• [WHAT THIS TASK INVOLVES]: Go through the records and show each line where the word "Write" occurs.

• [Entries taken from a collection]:
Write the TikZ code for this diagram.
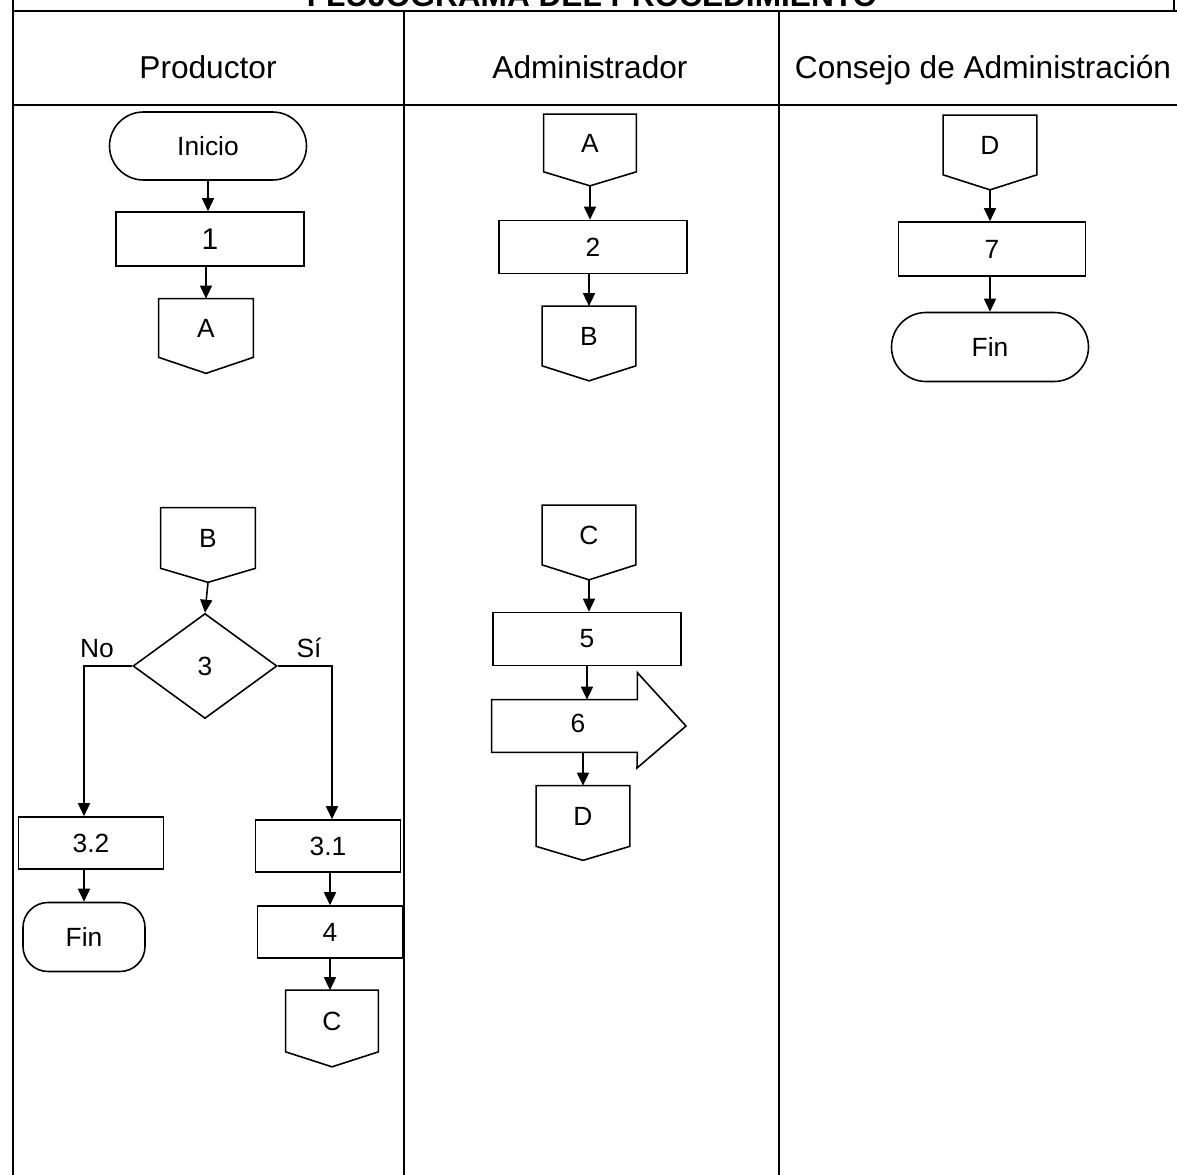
\documentclass[tikz,border=0pt]{standalone}
\usepackage{fontspec}
\setmainfont{Liberation Sans}
\usetikzlibrary{arrows.meta,shapes.geometric,shapes.misc}
\newcommand{\nf}{\fontsize{15pt}{18pt}\selectfont}
\newcommand{\hf}{\fontsize{18pt}{21pt}\selectfont}
\tikzset{
  frame/.style={line width=1.1pt},
  shp/.style={line width=0.9pt},
  arr/.style={line width=0.9pt,-{Triangle[length=0.26cm,width=0.24cm]}},
  procbox/.style={shp,draw,rectangle,inner sep=0pt,font=\nf},
  term/.style={shp,draw,rounded rectangle,inner sep=0pt,font=\nf},
}
% off-page connector: name, x, y, width, height, depth, text
\newcommand{\offpg}[7]{%
  \node[inner sep=0pt,minimum width=#4*0.02cm,minimum height=#5*0.02cm,font=\nf] (#1) at (#2,#3) {#7};
  \draw[shp] (#1.north west) -- (#1.north east) -- (#1.south east)
     -- ([yshift=-#6*0.02cm]#1.south) -- (#1.south west) -- cycle;
  \coordinate (#1t) at ([yshift=-#6*0.02cm]#1.south);}
\begin{document}
\begin{tikzpicture}[x=0.02cm,y=-0.02cm]
\useasboundingbox (0,0) rectangle (1177,1175);
\clip (0,0) rectangle (1177,1175);
% title (cut off at top, as in the original)
\node[anchor=base,font=\hf\bfseries,inner sep=0pt] (title) at (592,7) {FLUJOGRAMA DEL PROCEDIMIENTO};
% frame
\draw[frame] (13,11) -- (1177,11);
\draw[frame] (13,105) -- (1177,105);
\draw[frame] (13,0) -- (13,1175);
\draw[frame] (404,11) -- (404,1175);
\draw[frame] (779,11) -- (779,1175);
\draw[frame] (1174,0) -- (1174,11);
% headers
\node[anchor=base,font=\hf,inner sep=0pt] (h1) at (208,79) {Productor};
\node[anchor=base,font=\hf,inner sep=0pt] (h2) at (590,79) {Administrador};
\node[anchor=base,font=\hf,inner sep=0pt] (h3) at (983,79) {Consejo de Administración};

% ---------- Productor ----------
\node[term,minimum width=197*0.02cm,minimum height=68*0.02cm] (ini) at (208,146) {Inicio};
\node[procbox,minimum width=188*0.02cm,minimum height=54*0.02cm,font=\fontsize{17pt}{20pt}\selectfont] (p1) at (210,239) {1};
\offpg{ca1}{206}{328}{94}{58}{16}{A}
\offpg{cb1}{208}{538}{94}{60}{14}{B}
\node[shp,draw,diamond,inner sep=0pt,minimum width=144*0.02cm,minimum height=105*0.02cm,aspect=1.37,font=\nf] (d3) at (205,666) {3};
\node[procbox,minimum width=145*0.02cm,minimum height=52*0.02cm] (p32) at (91,843) {3.2};
\node[shp,draw,rectangle,rounded corners=0.5cm,inner sep=0pt,font=\nf,minimum width=122*0.02cm,minimum height=69*0.02cm] (fin1) at (84,937) {Fin};
\node[procbox,minimum width=145*0.02cm,minimum height=52*0.02cm] (p31) at (328,846) {3.1};
\node[procbox,minimum width=145*0.02cm,minimum height=52*0.02cm] (p4) at (330,932) {4};
\offpg{cc1}{332}{1021}{92}{61}{15}{C}
\node[anchor=base,font=\nf,inner sep=0pt] (no) at (97,658) {No};
\node[anchor=base,font=\nf,inner sep=0pt] (si) at (309,658) {Sí};
\coordinate (p32n) at ([xshift=-0.14cm]p32.north);
\coordinate (p32s) at ([xshift=-0.14cm]p32.south);
\coordinate (p31n) at ([xshift=0.08cm]p31.north);
\coordinate (p31s) at ([xshift=0.04cm]p31.south);

\draw[arr] (ini.south) -- (ini.south |- p1.north);
\draw[arr] (p1.south -| ca1.north) -- (ca1.north);
\draw[arr] (cb1t) -- (d3.north);
\draw[arr] (d3.west) -| (p32n);
\draw[arr] (p32s) -- (p32s |- fin1.north);
\draw[arr] (d3.east) -| (p31n);
\draw[arr] (p31s) -- (p31s |- p4.north);
\draw[arr] (p4.south) -- (p4.south |- cc1.north);

% ---------- Administrador ----------
\offpg{ca2}{590}{143}{92}{57}{14}{A}
\node[procbox,minimum width=188*0.02cm,minimum height=53*0.02cm] (p2) at (593,247) {2};
\offpg{cb2}{589}{336}{93}{59}{15}{B}
\offpg{cc2}{589}{535}{93}{59}{15}{C}
\node[procbox,minimum width=188*0.02cm,minimum height=53*0.02cm] (p5) at (587,639) {5};
\node[inner sep=0pt,minimum width=145*0.02cm,minimum height=52*0.02cm] (p6) at (564.5,726) {};
\draw[shp] (p6.north west) -- (p6.north east) -- ++(0,-27) -- (686,726) -- (637,768)
   -- (p6.south east) -- (p6.south west) -- cycle;
\node[font=\nf,inner sep=0pt] (p6t) at (578,723) {6};
\offpg{cd2}{583}{816}{93}{60}{14}{D}

\draw[arr] (ca2t) -- (ca2t |- p2.north);
\draw[arr] (p2.south -| cb2.north) -- (cb2.north);
\draw[arr] (cc2t) -- (cc2t |- p5.north);
\draw[arr] (p5.south) -- (p5.south |- p6.north);
\draw[arr] (cd2.north |- p6.south) -- (cd2.north);

% ---------- Consejo ----------
\offpg{cd3}{990}{145}{93}{59}{15}{D}
\node[procbox,minimum width=187*0.02cm,minimum height=54*0.02cm] (p7) at (992,249) {7};
\node[term,minimum width=197*0.02cm,minimum height=69*0.02cm] (fin2) at (990,347) {Fin};
\draw[arr] (cd3t) -- (cd3t |- p7.north);
\draw[arr] (p7.south -| fin2.north) -- (fin2.north);
\end{tikzpicture}
\end{document}
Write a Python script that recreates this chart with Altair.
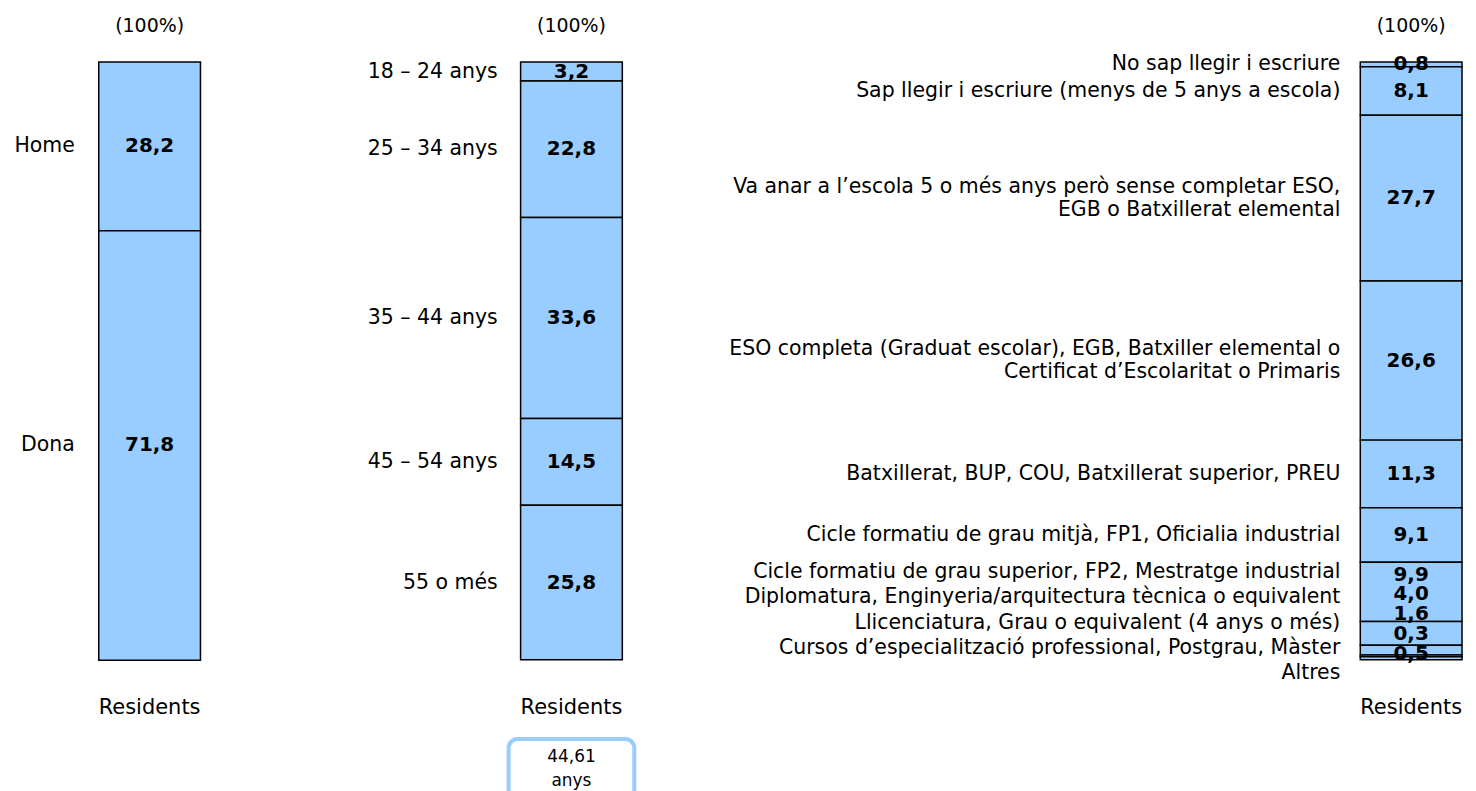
import altair as alt
import pandas as pd

# ---------------- data ----------------
sexe_cats = ["Home", "Dona"]
sexe_vals = [28.2, 71.8]

edat_cats = ["18 – 24 anys", "25 – 34 anys", "35 – 44 anys", "45 – 54 anys", "55 o més"]
edat_vals = [3.2, 22.8, 33.6, 14.5, 25.8]

estudis_cats = [
    "No sap llegir i escriure",
    "Sap llegir i escriure (menys de 5 anys a escola)",
    "Va anar a l’escola 5 o més anys però sense completar ESO,\nEGB o Batxillerat elemental",
    "ESO completa (Graduat escolar), EGB, Batxiller elemental o\nCertificat d’Escolaritat o Primaris",
    "Batxillerat, BUP, COU, Batxillerat superior, PREU",
    "Cicle formatiu de grau mitjà, FP1, Oficialia industrial",
    "Cicle formatiu de grau superior, FP2, Mestratge industrial",
    "Diplomatura, Enginyeria/arquitectura tècnica o equivalent",
    "Llicenciatura, Grau o equivalent (4 anys o més)",
    "Cursos d’especialització professional, Postgrau, Màster",
    "Altres",
]
estudis_vals = [0.8, 8.1, 27.7, 26.6, 11.3, 9.1, 9.9, 4.0, 1.6, 0.3, 0.5]

mean_age = 44.61
group_label = "Residents"
total_label = "(100%)"

# ---------------- style ----------------
FONT = "DejaVu Sans"
FILL = "#99CCFF"
BAR_W = 102
H = 600
LINE_H = 23
LABEL_GAP_PX = 25.5
VALUE_GAP_PX = 20
LABEL_HI = 102.2
VALUE_HI = 99.0


def fmt(v):
    return f"{v:.1f}".replace(".", ",")


def spread(centers, gap, hi):
    """Push label positions apart so that they are at least `gap` apart."""
    clusters = [[i] for i in range(len(centers))]

    def place(cl):
        m = sum(centers[i] for i in cl) / len(cl)
        start = m - gap * (len(cl) - 1) / 2
        end = start + gap * (len(cl) - 1)
        if end > hi:
            start -= end - hi
        return start

    changed = True
    while changed:
        changed = False
        for k in range(len(clusters) - 1):
            a, b = clusters[k], clusters[k + 1]
            end_a = place(a) + gap * (len(a) - 1)
            if place(b) - end_a < gap - 1e-9:
                clusters[k] = a + b
                del clusters[k + 1]
                changed = True
                break
    pos = []
    for cl in clusters:
        s = place(cl)
        pos += [s + gap * j for j in range(len(cl))]
    return pos


def panel(cats, vals, width, label_pad, with_box=False):
    starts = []
    acc = 0.0
    for v in vals:
        starts.append(acc)
        acc += v
    centers = [s + v / 2 for s, v in zip(starts, vals)]
    lab_pos = spread(centers, LABEL_GAP_PX / H * 100, LABEL_HI)
    # centre multi-line blocks on their position (first line sits above)
    lab_pos = [p - (c.count("\n")) * LINE_H / 2 / H * 100 for p, c in zip(lab_pos, cats)]
    val_pos = spread(centers, VALUE_GAP_PX / H * 100, VALUE_HI)
    df = pd.DataFrame({
        "cat": cats,
        "value": vals,
        "idx": list(range(len(cats))),
        "lab_pos": lab_pos,
        "val_pos": val_pos,
        "val_txt": [fmt(v) for v in vals],
        "grp": [group_label] * len(cats),
    })

    xs = alt.X(
        "grp:N",
        scale=alt.Scale(domain=[group_label], range=[width - BAR_W, width],
                        paddingInner=0, paddingOuter=0),
        axis=alt.Axis(title=None, labelAngle=0, labelFontSize=21, labelPadding=36,
                      ticks=False, tickSize=0, domain=False, labelFont=FONT,
                      labelColor="black", grid=False),
    )
    yscale = alt.Scale(domain=[0, 100], reverse=True, nice=False, zero=False)

    base = alt.Chart(df)
    bars = base.mark_bar(fill=FILL, stroke="black", strokeWidth=1.5,
                         cornerRadius=0).encode(
        x=xs,
        y=alt.Y("value:Q", stack="zero", scale=yscale, axis=None),
        order=alt.Order("idx:Q"),
    )
    cat_text = base.mark_text(
        align="right", baseline="middle", fontSize=20.5, font=FONT,
        lineBreak="\n", lineHeight=LINE_H, color="black",
    ).encode(
        x=alt.value(width - BAR_W - label_pad),
        y=alt.Y("lab_pos:Q", scale=yscale, axis=None),
        text="cat:N",
    )
    val_text = base.mark_text(
        align="center", baseline="middle", fontSize=20, fontWeight="bold",
        font=FONT, color="black",
    ).encode(
        x=xs,
        y=alt.Y("val_pos:Q", scale=yscale, axis=None),
        text="val_txt:N",
    )
    top = alt.Chart(pd.DataFrame({"grp": [group_label], "t": [total_label]})).mark_text(
        align="center", baseline="middle", fontSize=19, font=FONT, color="black",
    ).encode(x=xs, y=alt.value(-36), text="t:N")

    layers = [bars, cat_text, val_text, top]
    if with_box:
        cx = width - BAR_W / 2
        bdf = pd.DataFrame({"t": [f"{mean_age:.2f}".replace(".", ",") + "\nanys"]})
        box = alt.Chart(bdf).mark_rect(
            fill="white", stroke=FILL, strokeWidth=4, cornerRadius=9,
        ).encode(
            x=alt.value(cx - 63), x2=alt.value(cx + 63),
            y=alt.value(H + 79), y2=alt.value(H + 150),
        )
        box_text = alt.Chart(bdf).mark_text(
            align="center", baseline="middle", fontSize=17, font=FONT,
            lineBreak="\n", lineHeight=24, color="black",
        ).encode(x=alt.value(cx), y=alt.value(H + 97), text="t:N")
        layers += [box, box_text]

    return alt.layer(*layers).properties(width=width, height=H)


p1 = panel(sexe_cats, sexe_vals, BAR_W, 24)
p2 = panel(edat_cats, edat_vals, 321 + BAR_W, 23, with_box=True)
p3 = panel(estudis_cats, estudis_vals, 740 + BAR_W, 20)

chart = alt.hconcat(p1, p2, p3, spacing=0, bounds="flush").properties(
    padding={"top": 8, "left": 6, "right": 5, "bottom": 5}
).configure(font=FONT, background="white").configure_view(stroke=None)

chart.save("out.html", embed_options={"renderer": "svg", "actions": False})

• [TASK OUTPUT]:
Write the TikZ code for this diagram.
Write a Python script that recreates this chart with Altair.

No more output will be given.